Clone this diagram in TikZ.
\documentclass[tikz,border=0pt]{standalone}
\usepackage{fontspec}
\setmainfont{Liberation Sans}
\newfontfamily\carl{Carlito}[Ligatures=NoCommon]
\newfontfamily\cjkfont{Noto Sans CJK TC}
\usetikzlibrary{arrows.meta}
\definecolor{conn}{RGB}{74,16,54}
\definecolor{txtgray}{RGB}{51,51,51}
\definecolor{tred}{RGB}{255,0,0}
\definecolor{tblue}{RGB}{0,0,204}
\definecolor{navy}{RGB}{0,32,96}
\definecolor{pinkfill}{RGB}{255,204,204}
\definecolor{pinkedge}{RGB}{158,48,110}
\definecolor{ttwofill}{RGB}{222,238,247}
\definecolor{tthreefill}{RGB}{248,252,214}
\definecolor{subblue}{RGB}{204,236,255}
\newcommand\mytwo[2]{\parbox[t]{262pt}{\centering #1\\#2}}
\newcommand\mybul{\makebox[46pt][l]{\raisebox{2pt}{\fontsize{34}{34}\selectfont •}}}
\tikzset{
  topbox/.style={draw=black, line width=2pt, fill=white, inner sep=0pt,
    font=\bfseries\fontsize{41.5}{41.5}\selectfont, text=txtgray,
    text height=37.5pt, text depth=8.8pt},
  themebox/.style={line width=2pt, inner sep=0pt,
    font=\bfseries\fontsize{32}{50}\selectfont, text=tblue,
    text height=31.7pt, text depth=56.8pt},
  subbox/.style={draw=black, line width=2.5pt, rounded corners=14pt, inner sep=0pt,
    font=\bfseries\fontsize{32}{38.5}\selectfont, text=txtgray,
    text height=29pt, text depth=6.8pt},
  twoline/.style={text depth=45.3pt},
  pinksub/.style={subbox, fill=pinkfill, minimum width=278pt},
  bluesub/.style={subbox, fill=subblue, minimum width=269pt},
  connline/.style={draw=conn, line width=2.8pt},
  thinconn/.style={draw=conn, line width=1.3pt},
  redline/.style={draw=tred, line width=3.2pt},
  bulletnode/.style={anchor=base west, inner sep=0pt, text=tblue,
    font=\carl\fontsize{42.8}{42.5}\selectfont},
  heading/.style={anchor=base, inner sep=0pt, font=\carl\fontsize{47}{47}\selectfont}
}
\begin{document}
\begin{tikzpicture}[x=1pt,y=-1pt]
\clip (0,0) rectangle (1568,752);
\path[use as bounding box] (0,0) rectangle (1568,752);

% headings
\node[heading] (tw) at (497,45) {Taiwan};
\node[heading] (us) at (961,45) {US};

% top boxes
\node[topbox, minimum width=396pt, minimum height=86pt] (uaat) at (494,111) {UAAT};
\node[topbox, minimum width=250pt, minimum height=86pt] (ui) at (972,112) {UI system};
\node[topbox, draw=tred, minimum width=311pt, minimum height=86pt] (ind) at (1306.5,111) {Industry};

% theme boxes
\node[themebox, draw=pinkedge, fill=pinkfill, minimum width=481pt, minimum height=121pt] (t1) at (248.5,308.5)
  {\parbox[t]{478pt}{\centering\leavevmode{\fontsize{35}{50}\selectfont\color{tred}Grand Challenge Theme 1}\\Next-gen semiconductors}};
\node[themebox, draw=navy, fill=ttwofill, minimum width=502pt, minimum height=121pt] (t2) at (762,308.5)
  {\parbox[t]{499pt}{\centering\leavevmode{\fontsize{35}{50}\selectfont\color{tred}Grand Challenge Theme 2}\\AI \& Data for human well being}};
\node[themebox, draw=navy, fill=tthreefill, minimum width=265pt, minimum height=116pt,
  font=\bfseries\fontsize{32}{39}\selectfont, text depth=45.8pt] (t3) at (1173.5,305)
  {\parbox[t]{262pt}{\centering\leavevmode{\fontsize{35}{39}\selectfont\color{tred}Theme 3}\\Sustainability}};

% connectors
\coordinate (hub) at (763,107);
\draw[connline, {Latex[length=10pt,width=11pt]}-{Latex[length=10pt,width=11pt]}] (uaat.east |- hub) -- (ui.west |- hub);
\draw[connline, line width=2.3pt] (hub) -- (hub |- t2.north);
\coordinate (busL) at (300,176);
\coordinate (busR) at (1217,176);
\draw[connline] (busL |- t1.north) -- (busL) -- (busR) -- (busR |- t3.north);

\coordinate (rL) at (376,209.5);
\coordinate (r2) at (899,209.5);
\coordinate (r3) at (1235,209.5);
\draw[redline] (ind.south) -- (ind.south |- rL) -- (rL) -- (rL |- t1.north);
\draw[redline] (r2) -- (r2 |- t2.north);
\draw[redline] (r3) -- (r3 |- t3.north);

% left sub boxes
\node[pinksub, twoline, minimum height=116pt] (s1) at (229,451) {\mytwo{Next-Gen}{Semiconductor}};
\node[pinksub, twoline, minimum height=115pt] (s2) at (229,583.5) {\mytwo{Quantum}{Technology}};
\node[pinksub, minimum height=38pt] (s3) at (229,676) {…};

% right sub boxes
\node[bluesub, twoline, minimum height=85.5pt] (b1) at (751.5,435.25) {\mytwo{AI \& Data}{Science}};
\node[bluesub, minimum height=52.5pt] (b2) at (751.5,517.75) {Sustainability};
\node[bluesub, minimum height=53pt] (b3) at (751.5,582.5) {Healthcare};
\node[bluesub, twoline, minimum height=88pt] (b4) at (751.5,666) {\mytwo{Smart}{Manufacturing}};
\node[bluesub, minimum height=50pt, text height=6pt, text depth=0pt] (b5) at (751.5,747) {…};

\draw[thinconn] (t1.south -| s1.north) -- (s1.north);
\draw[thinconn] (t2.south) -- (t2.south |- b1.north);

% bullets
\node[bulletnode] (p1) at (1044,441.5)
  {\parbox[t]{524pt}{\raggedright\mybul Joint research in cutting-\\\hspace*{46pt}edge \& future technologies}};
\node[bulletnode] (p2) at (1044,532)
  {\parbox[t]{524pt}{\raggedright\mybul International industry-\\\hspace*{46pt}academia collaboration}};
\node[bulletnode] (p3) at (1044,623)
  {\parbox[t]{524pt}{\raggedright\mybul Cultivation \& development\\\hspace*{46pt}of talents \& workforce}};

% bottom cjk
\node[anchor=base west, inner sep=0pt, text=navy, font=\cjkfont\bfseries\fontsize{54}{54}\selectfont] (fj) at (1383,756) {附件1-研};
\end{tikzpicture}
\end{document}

------------------------------------------------------------------------

* Short exercise:
Write out each line of the data above again, exactly as given.

* Output for this exercise:
Clone this diagram in TikZ.
\documentclass[tikz,border=0pt]{standalone}
\usepackage{fontspec}
\setmainfont{Liberation Sans}
\newfontfamily\carl{Carlito}[Ligatures=NoCommon]
\newfontfamily\cjkfont{Noto Sans CJK TC}
\usetikzlibrary{arrows.meta}
\definecolor{conn}{RGB}{74,16,54}
\definecolor{txtgray}{RGB}{51,51,51}
\definecolor{tred}{RGB}{255,0,0}
\definecolor{tblue}{RGB}{0,0,204}
\definecolor{navy}{RGB}{0,32,96}
\definecolor{pinkfill}{RGB}{255,204,204}
\definecolor{pinkedge}{RGB}{158,48,110}
\definecolor{ttwofill}{RGB}{222,238,247}
\definecolor{tthreefill}{RGB}{248,252,214}
\definecolor{subblue}{RGB}{204,236,255}
\newcommand\mytwo[2]{\parbox[t]{262pt}{\centering #1\\#2}}
\newcommand\mybul{\makebox[46pt][l]{\raisebox{2pt}{\fontsize{34}{34}\selectfont •}}}
\tikzset{
  topbox/.style={draw=black, line width=2pt, fill=white, inner sep=0pt,
    font=\bfseries\fontsize{41.5}{41.5}\selectfont, text=txtgray,
    text height=37.5pt, text depth=8.8pt},
  themebox/.style={line width=2pt, inner sep=0pt,
    font=\bfseries\fontsize{32}{50}\selectfont, text=tblue,
    text height=31.7pt, text depth=56.8pt},
  subbox/.style={draw=black, line width=2.5pt, rounded corners=14pt, inner sep=0pt,
    font=\bfseries\fontsize{32}{38.5}\selectfont, text=txtgray,
    text height=29pt, text depth=6.8pt},
  twoline/.style={text depth=45.3pt},
  pinksub/.style={subbox, fill=pinkfill, minimum width=278pt},
  bluesub/.style={subbox, fill=subblue, minimum width=269pt},
  connline/.style={draw=conn, line width=2.8pt},
  thinconn/.style={draw=conn, line width=1.3pt},
  redline/.style={draw=tred, line width=3.2pt},
  bulletnode/.style={anchor=base west, inner sep=0pt, text=tblue,
    font=\carl\fontsize{42.8}{42.5}\selectfont},
  heading/.style={anchor=base, inner sep=0pt, font=\carl\fontsize{47}{47}\selectfont}
}
\begin{document}
\begin{tikzpicture}[x=1pt,y=-1pt]
\clip (0,0) rectangle (1568,752);
\path[use as bounding box] (0,0) rectangle (1568,752);

% headings
\node[heading] (tw) at (497,45) {Taiwan};
\node[heading] (us) at (961,45) {US};

% top boxes
\node[topbox, minimum width=396pt, minimum height=86pt] (uaat) at (494,111) {UAAT};
\node[topbox, minimum width=250pt, minimum height=86pt] (ui) at (972,112) {UI system};
\node[topbox, draw=tred, minimum width=311pt, minimum height=86pt] (ind) at (1306.5,111) {Industry};

% theme boxes
\node[themebox, draw=pinkedge, fill=pinkfill, minimum width=481pt, minimum height=121pt] (t1) at (248.5,308.5)
  {\parbox[t]{478pt}{\centering\leavevmode{\fontsize{35}{50}\selectfont\color{tred}Grand Challenge Theme 1}\\Next-gen semiconductors}};
\node[themebox, draw=navy, fill=ttwofill, minimum width=502pt, minimum height=121pt] (t2) at (762,308.5)
  {\parbox[t]{499pt}{\centering\leavevmode{\fontsize{35}{50}\selectfont\color{tred}Grand Challenge Theme 2}\\AI \& Data for human well being}};
\node[themebox, draw=navy, fill=tthreefill, minimum width=265pt, minimum height=116pt,
  font=\bfseries\fontsize{32}{39}\selectfont, text depth=45.8pt] (t3) at (1173.5,305)
  {\parbox[t]{262pt}{\centering\leavevmode{\fontsize{35}{39}\selectfont\color{tred}Theme 3}\\Sustainability}};

% connectors
\coordinate (hub) at (763,107);
\draw[connline, {Latex[length=10pt,width=11pt]}-{Latex[length=10pt,width=11pt]}] (uaat.east |- hub) -- (ui.west |- hub);
\draw[connline, line width=2.3pt] (hub) -- (hub |- t2.north);
\coordinate (busL) at (300,176);
\coordinate (busR) at (1217,176);
\draw[connline] (busL |- t1.north) -- (busL) -- (busR) -- (busR |- t3.north);

\coordinate (rL) at (376,209.5);
\coordinate (r2) at (899,209.5);
\coordinate (r3) at (1235,209.5);
\draw[redline] (ind.south) -- (ind.south |- rL) -- (rL) -- (rL |- t1.north);
\draw[redline] (r2) -- (r2 |- t2.north);
\draw[redline] (r3) -- (r3 |- t3.north);

% left sub boxes
\node[pinksub, twoline, minimum height=116pt] (s1) at (229,451) {\mytwo{Next-Gen}{Semiconductor}};
\node[pinksub, twoline, minimum height=115pt] (s2) at (229,583.5) {\mytwo{Quantum}{Technology}};
\node[pinksub, minimum height=38pt] (s3) at (229,676) {…};

% right sub boxes
\node[bluesub, twoline, minimum height=85.5pt] (b1) at (751.5,435.25) {\mytwo{AI \& Data}{Science}};
\node[bluesub, minimum height=52.5pt] (b2) at (751.5,517.75) {Sustainability};
\node[bluesub, minimum height=53pt] (b3) at (751.5,582.5) {Healthcare};
\node[bluesub, twoline, minimum height=88pt] (b4) at (751.5,666) {\mytwo{Smart}{Manufacturing}};
\node[bluesub, minimum height=50pt, text height=6pt, text depth=0pt] (b5) at (751.5,747) {…};

\draw[thinconn] (t1.south -| s1.north) -- (s1.north);
\draw[thinconn] (t2.south) -- (t2.south |- b1.north);

% bullets
\node[bulletnode] (p1) at (1044,441.5)
  {\parbox[t]{524pt}{\raggedright\mybul Joint research in cutting-\\\hspace*{46pt}edge \& future technologies}};
\node[bulletnode] (p2) at (1044,532)
  {\parbox[t]{524pt}{\raggedright\mybul International industry-\\\hspace*{46pt}academia collaboration}};
\node[bulletnode] (p3) at (1044,623)
  {\parbox[t]{524pt}{\raggedright\mybul Cultivation \& development\\\hspace*{46pt}of talents \& workforce}};

% bottom cjk
\node[anchor=base west, inner sep=0pt, text=navy, font=\cjkfont\bfseries\fontsize{54}{54}\selectfont] (fj) at (1383,756) {附件1-研};
\end{tikzpicture}
\end{document}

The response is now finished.